If Osman, by his own admission, doesn't reach any comprehensive conclusions about the desirability of the political, social, or economic effects of the brownstoners' project, his book still tells a fascinating story about the transformation of a storied place. One fact I learned was that there was once an attempt, perhaps inspired by the 1969 Norman Mailer/Jimmy Breslin campaign to have New York City secede from New York State, to make my own neighborhood, Brooklyn Heights, a self-governing entity.
In 1972, about 150 Brooklyn heights activists belonging to the area's multiple block associations [and] civic groups...met for the first Brooklyn Heights Town Meeting....The participants hoped to form a "Brooklyn Heights Township" with a permanent neighborhood assembly free of city control, made up of local citizens, and dedicated to "democratic self-government." (P.253)
Needless to say, this was no more successful than Mailer's and Breslin's effort.

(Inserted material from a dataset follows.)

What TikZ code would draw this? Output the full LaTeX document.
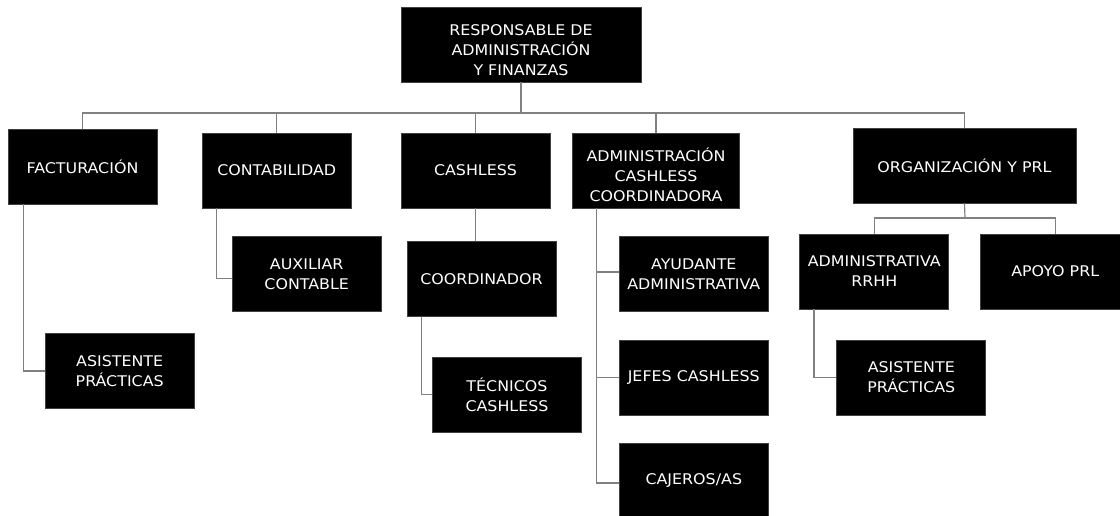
\documentclass[tikz,border=0pt]{standalone}
\usepackage{fontspec}
\setmainfont{DejaVu Sans}[FakeStretch=1.08]
\begin{document}
\begin{tikzpicture}[x=1pt,y=-1pt,
  box/.style={fill=black,draw=black!75,line width=0.8pt,minimum width=149pt,minimum height=75pt,inner sep=0pt,
    text=white,align=center,font=\fontsize{14.7pt}{20pt}\selectfont},
  txt/.style={text=white,align=center,inner sep=0pt,font=\fontsize{14.7pt}{20pt}\selectfont},
  conn/.style={draw=black!50,line width=1.2pt}]
\useasboundingbox (0,0) rectangle (1120,516);
% boxes
\node[box,minimum width=240pt] (top) at (521,44.5) {};
\node[txt] (toptext) at (521,50) {RESPONSABLE DE\\ADMINISTRACIÓN\\Y FINANZAS};
\node[box] (fact) at (82.5,166.5) {FACTURACIÓN};
\node[box] (cont) at (276.75,170.5) {CONTABILIDAD};
\node[box] (cash) at (475.5,170.5) {CASHLESS};
\node[box,minimum width=167pt] (adm) at (656,170.5) {};
\node[txt] (admtext) at (656,174.5) {ADMINISTRACIÓN\\CASHLESS\\COORDINADORA};
\node[box,minimum width=223pt] (org) at (964.5,165.5) {ORGANIZACIÓN Y PRL};
\node[box] (asis1) at (119.7,371) {ASISTENTE\\PRÁCTICAS};
\node[box] (aux) at (306.7,274) {AUXILIAR\\CONTABLE};
\node[box] (coord) at (481.5,279) {COORDINADOR};
\node[box] (tec) at (507,394.5) {TÉCNICOS\\CASHLESS};
\node[box] (ayu) at (693.8,274) {AYUDANTE\\ADMINISTRATIVA};
\node[box] (jef) at (693.8,377.5) {JEFES CASHLESS};
\node[box] (caj) at (693.8,480.5) {CAJEROS/AS};
\node[box] (rrhh) at (874.3,271.5) {ADMINISTRATIVA\\RRHH};
\node[box] (apoyo) at (1055.2,271.5) {APOYO PRL};
\node[box] (asis2) at (911.3,377.5) {ASISTENTE\\PRÁCTICAS};
% connectors
\coordinate (bus) at (521,113);
\coordinate (obus) at (965,218);
\draw[conn] (top.south) -- (bus);
\draw[conn] (bus) -| (fact.north);
\draw[conn] (bus) -| (cont.north);
\draw[conn] (bus) -| (cash.north);
\draw[conn] (bus) -| (adm.north);
\draw[conn] (bus) -| (org.north);
\draw[conn] ([xshift=16pt]fact.south west) |- (asis1.west);
\draw[conn] ([xshift=14.5pt]cont.south west) |- ([yshift=-4.7pt]aux.west);
\draw[conn] (cash.south) -- (cash.south |- coord.north);
\draw[conn] ([xshift=15pt]coord.south west) |- (tec.west);
\draw[conn] ([xshift=24.5pt]adm.south west) |- ([yshift=2pt]ayu.west);
\draw[conn] ([xshift=24.5pt]adm.south west) |- (jef.west);
\draw[conn] ([xshift=24.5pt]adm.south west) |- ([yshift=-2.5pt]caj.west);
\draw[conn] (org.south) -- (obus);
\draw[conn] (obus) -| (rrhh.north);
\draw[conn] (obus) -| (apoyo.north);
\draw[conn] ([xshift=14.6pt]rrhh.south west) |- (asis2.west);
\end{tikzpicture}
\end{document}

As for the "romantic" desire for authenticity:
In the 1960s, the new middle class looked to food cooperatives, farmers' markets, balcony gardens, independent bookshops, ethnic restaurants, and renovated brownstones as sites of authenticity in an increasingly technocratic society. In the 1980s, as former counter-cultural pottery shops and antique stores became high-end boutiques and ethnic restaurants became loci of gourmet cuisine, the same accoutrements had seemingly become symbols of a materialistic yuppie culture. Rather than subverting class privilege, Brownstone Brooklyn to some disappointed critics had simply reworked the standards of taste for a new white urban bourgeoisie. (P.279)
Did brownstone Brooklyn thus become inauthentic? Osman concludes, "perhaps the romantic question itself needed to be questioned." (P.280) Perhaps the pursuit of authenticity is, of necessity, the pursuit of a will-o-the-wisp.